* [Required work] Reproduce the lines exactly, beginning with the line that has "Clone this chart in Plotly." and ending with the line that has "fig = go.Figure()". Images are left out.

+ + + + + + +

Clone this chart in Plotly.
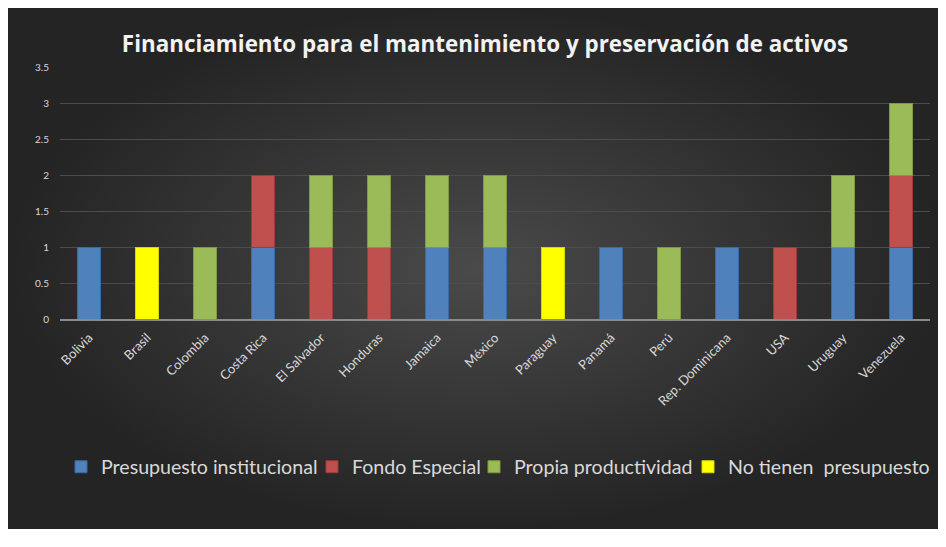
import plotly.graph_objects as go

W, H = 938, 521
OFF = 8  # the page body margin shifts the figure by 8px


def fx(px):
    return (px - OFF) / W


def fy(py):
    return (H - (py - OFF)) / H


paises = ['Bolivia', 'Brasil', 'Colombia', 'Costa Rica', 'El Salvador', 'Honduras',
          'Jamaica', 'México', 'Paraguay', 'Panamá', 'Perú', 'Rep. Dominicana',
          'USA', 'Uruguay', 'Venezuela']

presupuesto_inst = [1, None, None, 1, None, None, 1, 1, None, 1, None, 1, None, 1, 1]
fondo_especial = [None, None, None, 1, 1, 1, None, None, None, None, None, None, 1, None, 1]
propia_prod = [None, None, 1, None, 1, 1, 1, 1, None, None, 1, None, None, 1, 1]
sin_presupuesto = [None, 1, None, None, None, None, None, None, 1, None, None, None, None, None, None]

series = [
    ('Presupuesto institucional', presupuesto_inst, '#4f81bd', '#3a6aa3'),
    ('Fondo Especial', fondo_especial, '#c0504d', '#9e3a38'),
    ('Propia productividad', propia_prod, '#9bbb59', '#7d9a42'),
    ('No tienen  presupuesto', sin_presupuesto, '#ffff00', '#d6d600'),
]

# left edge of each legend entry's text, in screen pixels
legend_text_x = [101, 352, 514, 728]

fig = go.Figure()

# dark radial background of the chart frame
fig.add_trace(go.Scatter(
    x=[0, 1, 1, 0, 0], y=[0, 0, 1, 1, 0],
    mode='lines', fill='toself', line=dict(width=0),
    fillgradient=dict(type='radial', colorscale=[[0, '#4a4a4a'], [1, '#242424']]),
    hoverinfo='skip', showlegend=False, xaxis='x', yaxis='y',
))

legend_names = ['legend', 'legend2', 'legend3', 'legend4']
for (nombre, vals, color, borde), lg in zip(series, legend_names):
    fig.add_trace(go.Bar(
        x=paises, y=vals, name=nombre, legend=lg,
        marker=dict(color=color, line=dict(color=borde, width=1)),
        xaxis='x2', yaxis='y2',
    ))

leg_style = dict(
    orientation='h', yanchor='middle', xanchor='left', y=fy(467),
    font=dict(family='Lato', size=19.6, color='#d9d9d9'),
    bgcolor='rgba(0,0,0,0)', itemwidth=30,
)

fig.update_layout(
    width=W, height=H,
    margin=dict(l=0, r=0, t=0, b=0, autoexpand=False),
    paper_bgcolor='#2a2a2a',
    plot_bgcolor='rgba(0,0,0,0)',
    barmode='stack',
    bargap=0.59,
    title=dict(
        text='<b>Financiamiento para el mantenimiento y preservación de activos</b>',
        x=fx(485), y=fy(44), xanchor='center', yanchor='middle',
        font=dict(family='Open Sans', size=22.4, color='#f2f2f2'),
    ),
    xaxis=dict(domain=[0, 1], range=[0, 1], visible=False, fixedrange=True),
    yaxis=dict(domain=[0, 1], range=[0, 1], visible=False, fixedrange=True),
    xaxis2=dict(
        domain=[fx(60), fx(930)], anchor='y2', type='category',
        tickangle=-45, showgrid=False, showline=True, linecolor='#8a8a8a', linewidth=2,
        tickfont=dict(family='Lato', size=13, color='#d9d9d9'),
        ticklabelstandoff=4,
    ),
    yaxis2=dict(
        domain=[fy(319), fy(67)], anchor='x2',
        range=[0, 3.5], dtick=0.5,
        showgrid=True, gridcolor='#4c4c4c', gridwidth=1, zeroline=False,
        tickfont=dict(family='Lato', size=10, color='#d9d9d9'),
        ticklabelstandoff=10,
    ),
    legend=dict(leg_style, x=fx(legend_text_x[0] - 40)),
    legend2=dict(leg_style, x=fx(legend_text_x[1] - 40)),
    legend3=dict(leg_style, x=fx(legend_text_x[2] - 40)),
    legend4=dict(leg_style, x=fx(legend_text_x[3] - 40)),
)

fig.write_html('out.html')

+ + + + + + +

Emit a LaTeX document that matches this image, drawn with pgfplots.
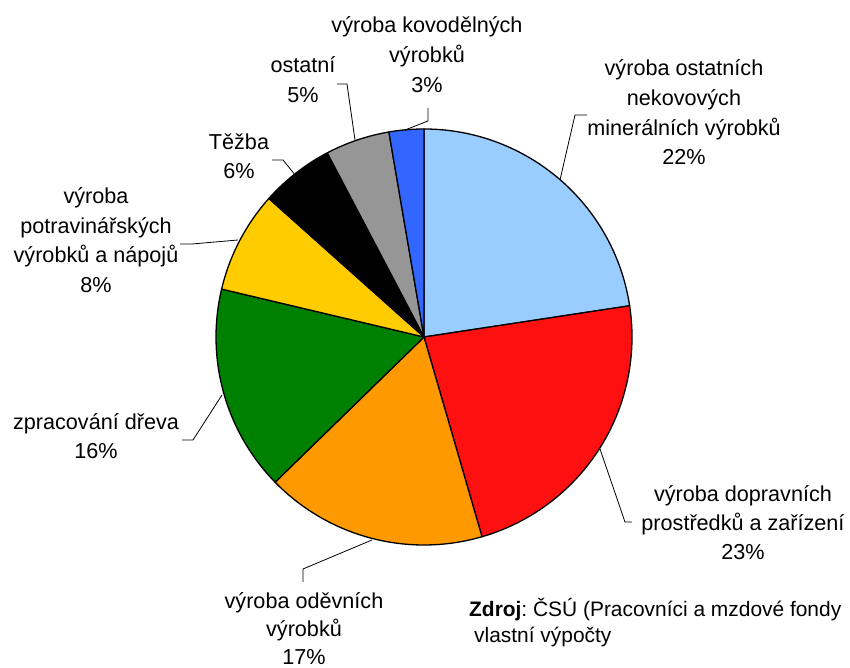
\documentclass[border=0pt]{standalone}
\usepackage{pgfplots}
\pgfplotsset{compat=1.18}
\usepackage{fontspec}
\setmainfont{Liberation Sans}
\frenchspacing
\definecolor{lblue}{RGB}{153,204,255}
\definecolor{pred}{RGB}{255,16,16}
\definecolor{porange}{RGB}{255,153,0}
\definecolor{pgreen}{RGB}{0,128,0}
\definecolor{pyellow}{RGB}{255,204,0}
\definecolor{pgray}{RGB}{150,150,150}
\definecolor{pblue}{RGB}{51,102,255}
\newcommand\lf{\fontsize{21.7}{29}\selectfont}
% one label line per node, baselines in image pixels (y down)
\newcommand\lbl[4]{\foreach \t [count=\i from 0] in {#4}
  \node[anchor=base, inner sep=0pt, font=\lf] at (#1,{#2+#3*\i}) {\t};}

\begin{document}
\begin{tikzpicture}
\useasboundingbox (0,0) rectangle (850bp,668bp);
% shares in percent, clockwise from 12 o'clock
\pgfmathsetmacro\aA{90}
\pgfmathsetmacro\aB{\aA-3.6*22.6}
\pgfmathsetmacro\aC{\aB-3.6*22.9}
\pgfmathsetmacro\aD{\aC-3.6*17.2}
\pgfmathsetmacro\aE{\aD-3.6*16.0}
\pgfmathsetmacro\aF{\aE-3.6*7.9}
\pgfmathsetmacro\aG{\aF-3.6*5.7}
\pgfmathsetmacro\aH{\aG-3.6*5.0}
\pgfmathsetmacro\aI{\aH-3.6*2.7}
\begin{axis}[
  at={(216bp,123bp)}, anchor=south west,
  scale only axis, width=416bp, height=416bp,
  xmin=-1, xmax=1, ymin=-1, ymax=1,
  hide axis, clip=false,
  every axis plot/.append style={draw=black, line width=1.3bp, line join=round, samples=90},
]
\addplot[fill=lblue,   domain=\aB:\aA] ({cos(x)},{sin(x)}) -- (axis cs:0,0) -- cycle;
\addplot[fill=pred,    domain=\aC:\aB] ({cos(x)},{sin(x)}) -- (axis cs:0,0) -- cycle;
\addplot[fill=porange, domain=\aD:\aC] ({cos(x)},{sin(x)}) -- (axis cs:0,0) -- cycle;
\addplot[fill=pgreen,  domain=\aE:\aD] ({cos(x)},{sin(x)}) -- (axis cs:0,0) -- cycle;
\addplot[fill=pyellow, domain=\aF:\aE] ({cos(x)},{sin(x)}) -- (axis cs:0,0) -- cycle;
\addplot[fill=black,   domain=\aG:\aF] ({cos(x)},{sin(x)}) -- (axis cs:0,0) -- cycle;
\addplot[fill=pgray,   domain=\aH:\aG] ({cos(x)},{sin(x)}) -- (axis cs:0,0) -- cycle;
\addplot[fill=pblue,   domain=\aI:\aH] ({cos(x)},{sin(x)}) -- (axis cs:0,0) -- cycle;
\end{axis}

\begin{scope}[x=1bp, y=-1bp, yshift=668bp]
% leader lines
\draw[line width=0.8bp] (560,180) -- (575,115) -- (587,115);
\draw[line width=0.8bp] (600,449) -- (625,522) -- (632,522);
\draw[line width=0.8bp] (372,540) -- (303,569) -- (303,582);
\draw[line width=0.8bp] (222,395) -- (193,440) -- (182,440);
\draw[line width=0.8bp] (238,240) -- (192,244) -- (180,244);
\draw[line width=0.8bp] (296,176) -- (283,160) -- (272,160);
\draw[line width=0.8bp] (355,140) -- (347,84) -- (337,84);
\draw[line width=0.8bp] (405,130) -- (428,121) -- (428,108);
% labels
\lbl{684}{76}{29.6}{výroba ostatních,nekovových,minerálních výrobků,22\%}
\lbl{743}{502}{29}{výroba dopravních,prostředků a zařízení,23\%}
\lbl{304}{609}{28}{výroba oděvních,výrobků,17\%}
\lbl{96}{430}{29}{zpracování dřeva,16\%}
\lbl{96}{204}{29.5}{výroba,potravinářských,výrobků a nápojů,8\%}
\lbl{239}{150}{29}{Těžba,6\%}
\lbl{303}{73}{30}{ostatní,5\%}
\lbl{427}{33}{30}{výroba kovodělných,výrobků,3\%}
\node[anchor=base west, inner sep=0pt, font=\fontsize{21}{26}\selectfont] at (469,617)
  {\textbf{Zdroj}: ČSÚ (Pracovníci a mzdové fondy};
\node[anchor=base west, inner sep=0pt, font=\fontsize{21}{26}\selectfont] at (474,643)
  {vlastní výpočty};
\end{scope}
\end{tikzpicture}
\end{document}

+ + + + + + +

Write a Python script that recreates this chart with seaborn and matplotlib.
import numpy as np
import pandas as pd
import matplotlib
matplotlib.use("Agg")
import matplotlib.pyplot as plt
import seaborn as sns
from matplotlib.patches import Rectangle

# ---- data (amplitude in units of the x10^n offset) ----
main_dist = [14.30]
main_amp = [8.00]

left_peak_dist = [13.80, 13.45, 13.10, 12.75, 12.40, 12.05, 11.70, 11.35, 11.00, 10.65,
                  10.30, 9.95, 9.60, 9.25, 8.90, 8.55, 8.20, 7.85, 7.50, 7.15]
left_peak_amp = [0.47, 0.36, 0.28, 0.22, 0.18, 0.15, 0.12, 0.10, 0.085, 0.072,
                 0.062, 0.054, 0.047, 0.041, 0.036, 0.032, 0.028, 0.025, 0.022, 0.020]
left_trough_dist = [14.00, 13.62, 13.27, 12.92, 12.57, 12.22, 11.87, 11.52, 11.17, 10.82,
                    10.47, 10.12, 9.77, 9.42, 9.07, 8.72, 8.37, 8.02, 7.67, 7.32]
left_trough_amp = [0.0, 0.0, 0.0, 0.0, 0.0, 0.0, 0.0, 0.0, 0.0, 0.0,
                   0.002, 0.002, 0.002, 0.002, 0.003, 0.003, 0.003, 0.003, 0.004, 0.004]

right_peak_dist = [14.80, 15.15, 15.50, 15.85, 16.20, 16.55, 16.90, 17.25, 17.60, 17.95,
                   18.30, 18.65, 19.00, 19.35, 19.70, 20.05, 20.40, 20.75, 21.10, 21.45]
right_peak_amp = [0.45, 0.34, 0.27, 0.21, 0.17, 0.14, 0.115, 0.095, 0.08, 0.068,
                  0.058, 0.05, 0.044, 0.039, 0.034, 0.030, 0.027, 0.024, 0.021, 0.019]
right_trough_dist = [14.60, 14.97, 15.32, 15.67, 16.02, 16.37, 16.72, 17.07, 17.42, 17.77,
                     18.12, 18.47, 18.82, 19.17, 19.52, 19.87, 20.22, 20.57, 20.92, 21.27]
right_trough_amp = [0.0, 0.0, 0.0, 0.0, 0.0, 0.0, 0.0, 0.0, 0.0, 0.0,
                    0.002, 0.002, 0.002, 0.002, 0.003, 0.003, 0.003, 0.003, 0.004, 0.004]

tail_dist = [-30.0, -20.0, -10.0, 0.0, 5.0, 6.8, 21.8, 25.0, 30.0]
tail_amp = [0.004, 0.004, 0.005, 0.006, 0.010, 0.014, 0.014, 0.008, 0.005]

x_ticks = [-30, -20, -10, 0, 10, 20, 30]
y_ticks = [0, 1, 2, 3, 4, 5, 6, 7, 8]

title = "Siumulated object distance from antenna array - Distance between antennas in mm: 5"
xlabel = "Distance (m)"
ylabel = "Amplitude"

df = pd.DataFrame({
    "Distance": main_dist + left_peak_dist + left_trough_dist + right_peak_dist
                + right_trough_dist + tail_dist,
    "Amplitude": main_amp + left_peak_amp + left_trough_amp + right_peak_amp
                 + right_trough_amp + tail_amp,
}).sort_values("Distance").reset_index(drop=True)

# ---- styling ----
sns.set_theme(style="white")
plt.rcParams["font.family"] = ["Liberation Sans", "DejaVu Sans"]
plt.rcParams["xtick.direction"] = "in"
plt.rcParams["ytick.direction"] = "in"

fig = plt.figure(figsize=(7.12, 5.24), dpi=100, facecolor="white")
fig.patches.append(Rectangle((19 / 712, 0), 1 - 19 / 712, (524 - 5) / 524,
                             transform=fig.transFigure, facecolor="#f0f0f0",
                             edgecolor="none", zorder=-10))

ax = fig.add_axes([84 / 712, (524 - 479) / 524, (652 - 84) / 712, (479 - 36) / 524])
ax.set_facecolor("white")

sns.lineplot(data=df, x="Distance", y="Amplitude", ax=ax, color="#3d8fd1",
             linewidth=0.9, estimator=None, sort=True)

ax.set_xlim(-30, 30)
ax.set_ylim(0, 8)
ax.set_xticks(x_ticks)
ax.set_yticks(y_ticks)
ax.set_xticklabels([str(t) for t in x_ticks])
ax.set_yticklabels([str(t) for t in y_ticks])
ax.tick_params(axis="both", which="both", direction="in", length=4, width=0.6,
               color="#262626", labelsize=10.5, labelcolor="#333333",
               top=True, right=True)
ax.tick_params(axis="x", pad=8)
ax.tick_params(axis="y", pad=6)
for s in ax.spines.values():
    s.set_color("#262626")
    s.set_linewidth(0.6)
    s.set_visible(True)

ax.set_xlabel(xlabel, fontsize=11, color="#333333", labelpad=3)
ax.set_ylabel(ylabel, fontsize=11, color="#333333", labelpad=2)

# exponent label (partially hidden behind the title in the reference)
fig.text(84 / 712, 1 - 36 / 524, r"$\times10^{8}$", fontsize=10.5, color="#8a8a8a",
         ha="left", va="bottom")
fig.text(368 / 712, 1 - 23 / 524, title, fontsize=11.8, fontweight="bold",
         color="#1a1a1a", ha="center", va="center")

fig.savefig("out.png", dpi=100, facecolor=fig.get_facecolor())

+ + + + + + +

* [Exercise output]
Clone this chart in Plotly.
import plotly.graph_objects as go

W, H = 938, 521
OFF = 8  # the page body margin shifts the figure by 8px


def fx(px):
    return (px - OFF) / W


def fy(py):
    return (H - (py - OFF)) / H


paises = ['Bolivia', 'Brasil', 'Colombia', 'Costa Rica', 'El Salvador', 'Honduras',
          'Jamaica', 'México', 'Paraguay', 'Panamá', 'Perú', 'Rep. Dominicana',
          'USA', 'Uruguay', 'Venezuela']

presupuesto_inst = [1, None, None, 1, None, None, 1, 1, None, 1, None, 1, None, 1, 1]
fondo_especial = [None, None, None, 1, 1, 1, None, None, None, None, None, None, 1, None, 1]
propia_prod = [None, None, 1, None, 1, 1, 1, 1, None, None, 1, None, None, 1, 1]
sin_presupuesto = [None, 1, None, None, None, None, None, None, 1, None, None, None, None, None, None]

series = [
    ('Presupuesto institucional', presupuesto_inst, '#4f81bd', '#3a6aa3'),
    ('Fondo Especial', fondo_especial, '#c0504d', '#9e3a38'),
    ('Propia productividad', propia_prod, '#9bbb59', '#7d9a42'),
    ('No tienen  presupuesto', sin_presupuesto, '#ffff00', '#d6d600'),
]

# left edge of each legend entry's text, in screen pixels
legend_text_x = [101, 352, 514, 728]

fig = go.Figure()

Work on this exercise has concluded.